When I told her about one of these sentences, which I'm keeping despite it being just a little bit "off," she said "You will always be embarrassed by your first novel."

I want to write that one down again for truth:

"You will always be embarrassed by your first novel."

No matter what, that first attempt, that first time you stick your neck out there and do something new, will be a bittersweet moment. This is what my wife was saying. No matter how good the first book is, no matter whether it gets critical acclaim from every source from here to Estonia, I as an author will always be supercritical and somewhat weary of that first shot.

And when I say "I," I mean every author. In fact, I mean every author in every way. I mean, every author of any moment. If you've ever done something for the first time, I mean you.

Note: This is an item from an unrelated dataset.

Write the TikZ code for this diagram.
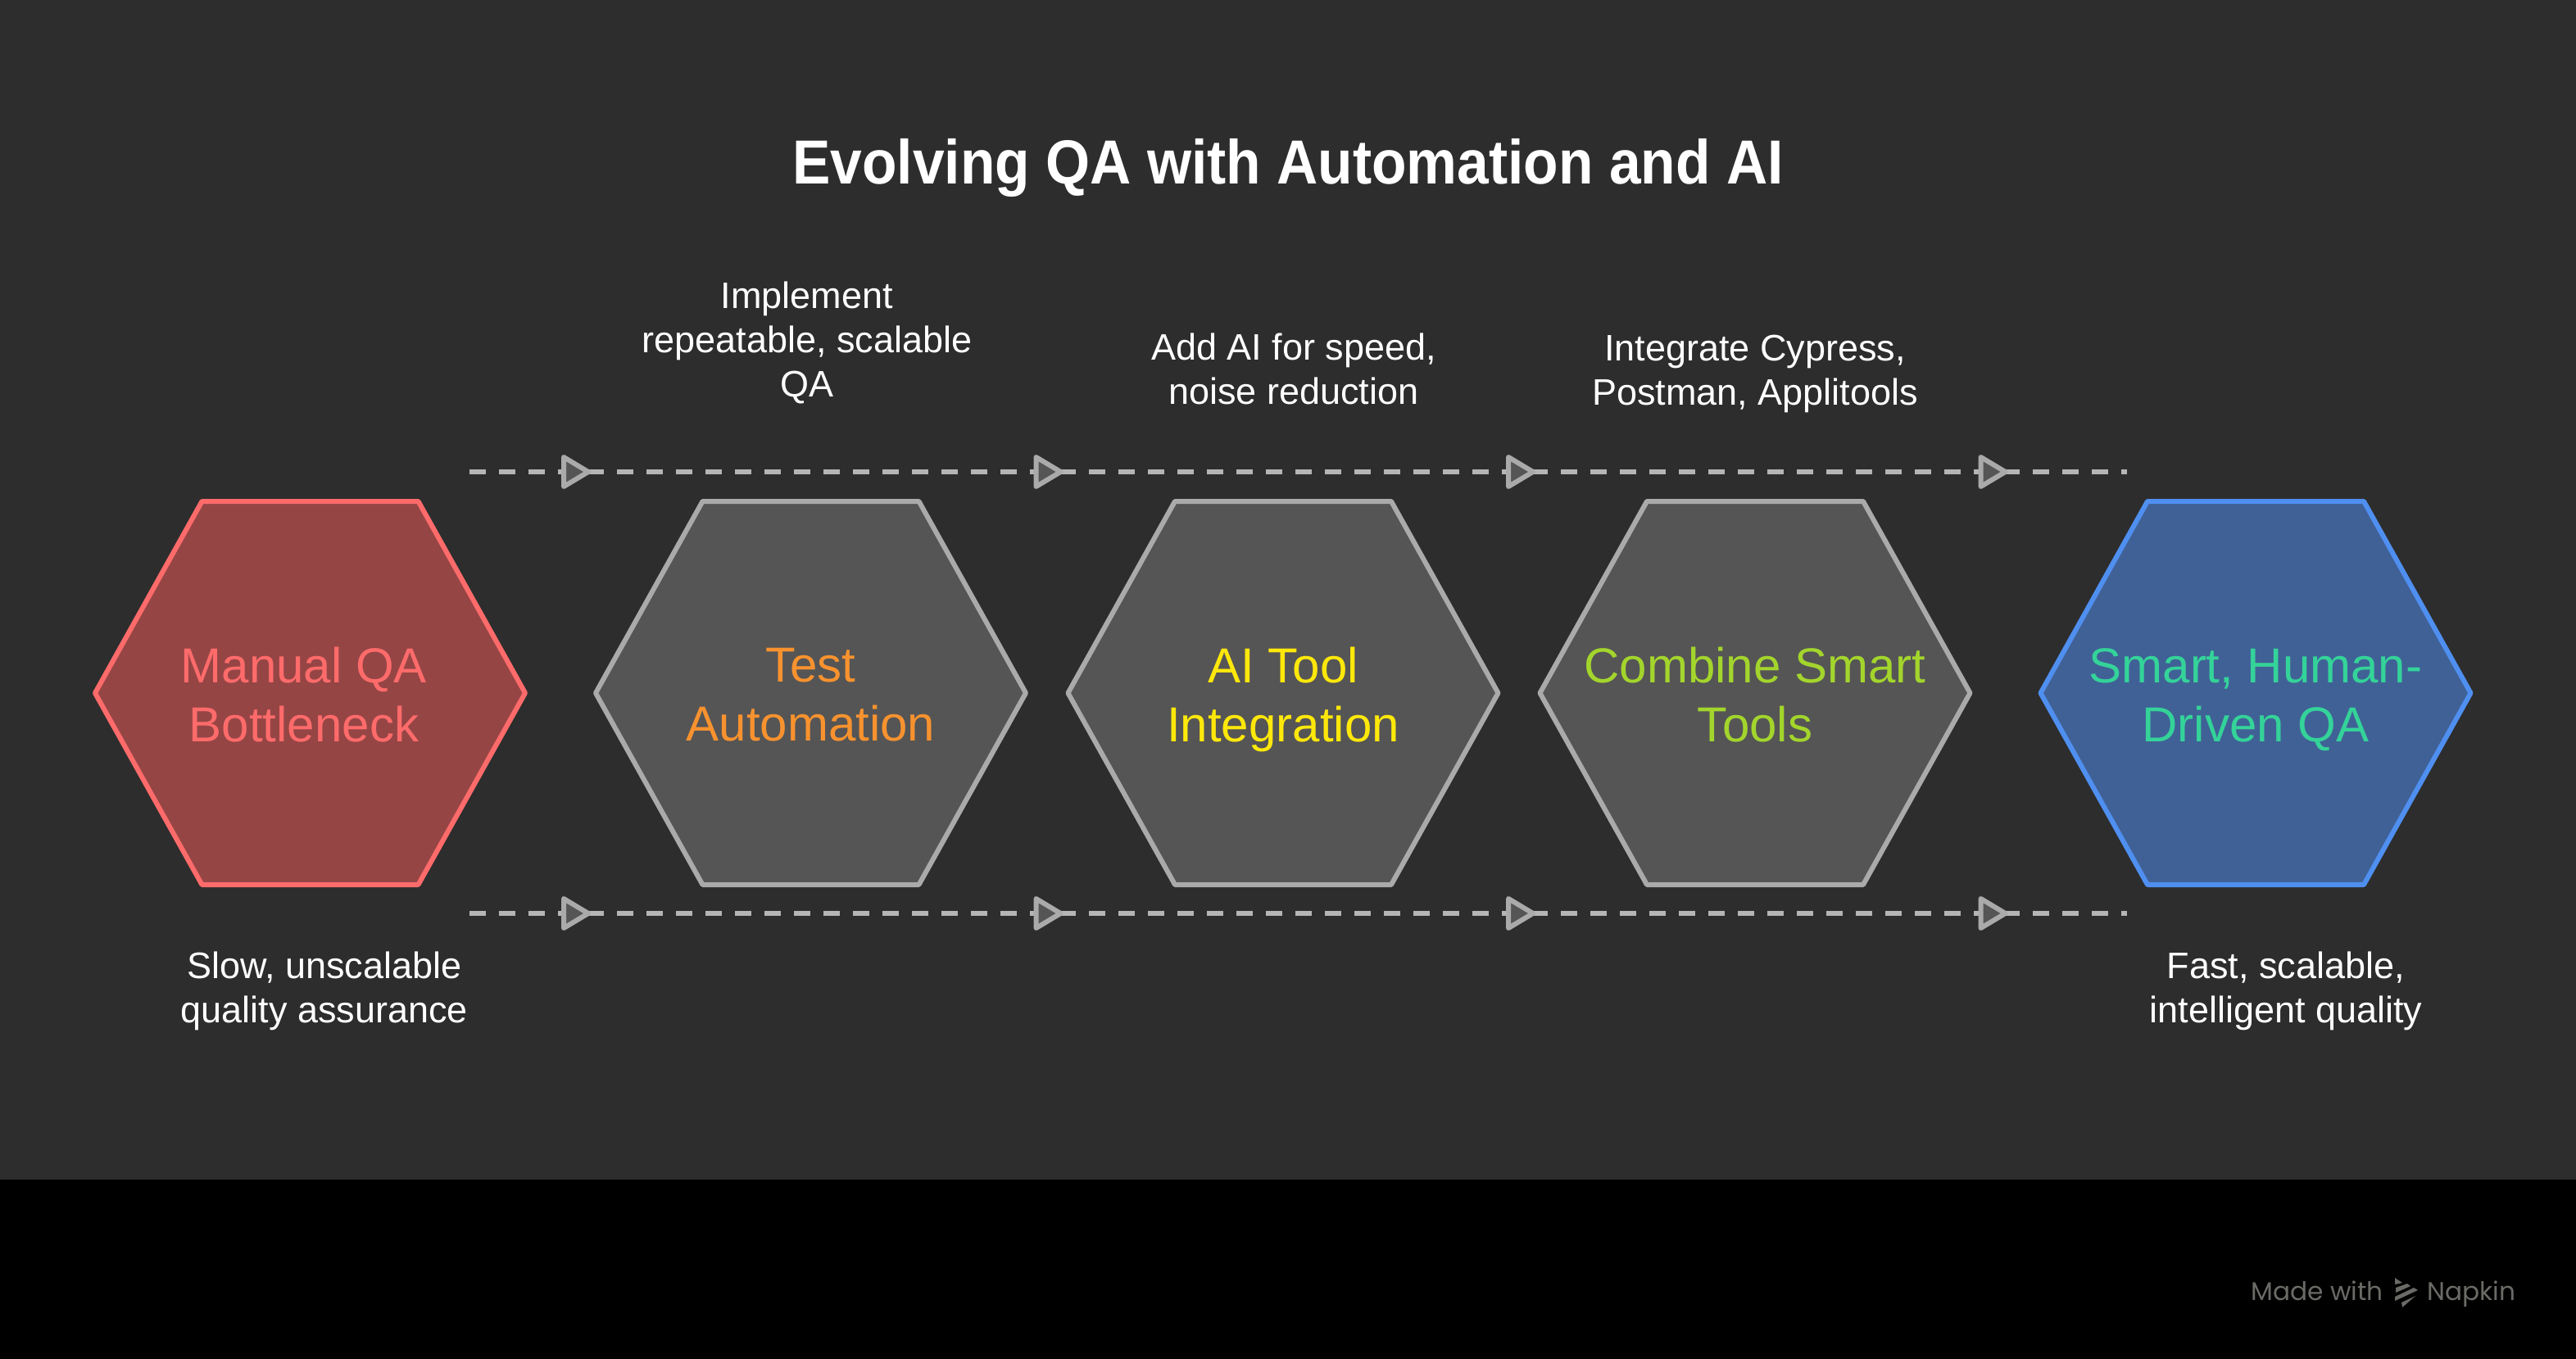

It's like your first kiss. Or first sex. Or the first time you performed on stage. Or any first. I don't care how great it was; in your mind, the great is always tempered by the newness of the thing, the naivete of the thing's doer, the greenness.

The important thing, though, is that we do that thing. The "first," while there may be a few points of embarrassment, is also the one that will always stick to the mind with all the exciting trappings of nostalgia.

I'll be excited--and very proud--to introduce Indian Summer to the world in July. It's a fun book, and I think many of you will like it. Hopefully a lot. And you probably won't even notice that the third sentence on page 57 is one that the writer grimaces at.

And you shouldn't. The good thing about the Curse of the First Novel is that it only applies to the author, not the reader.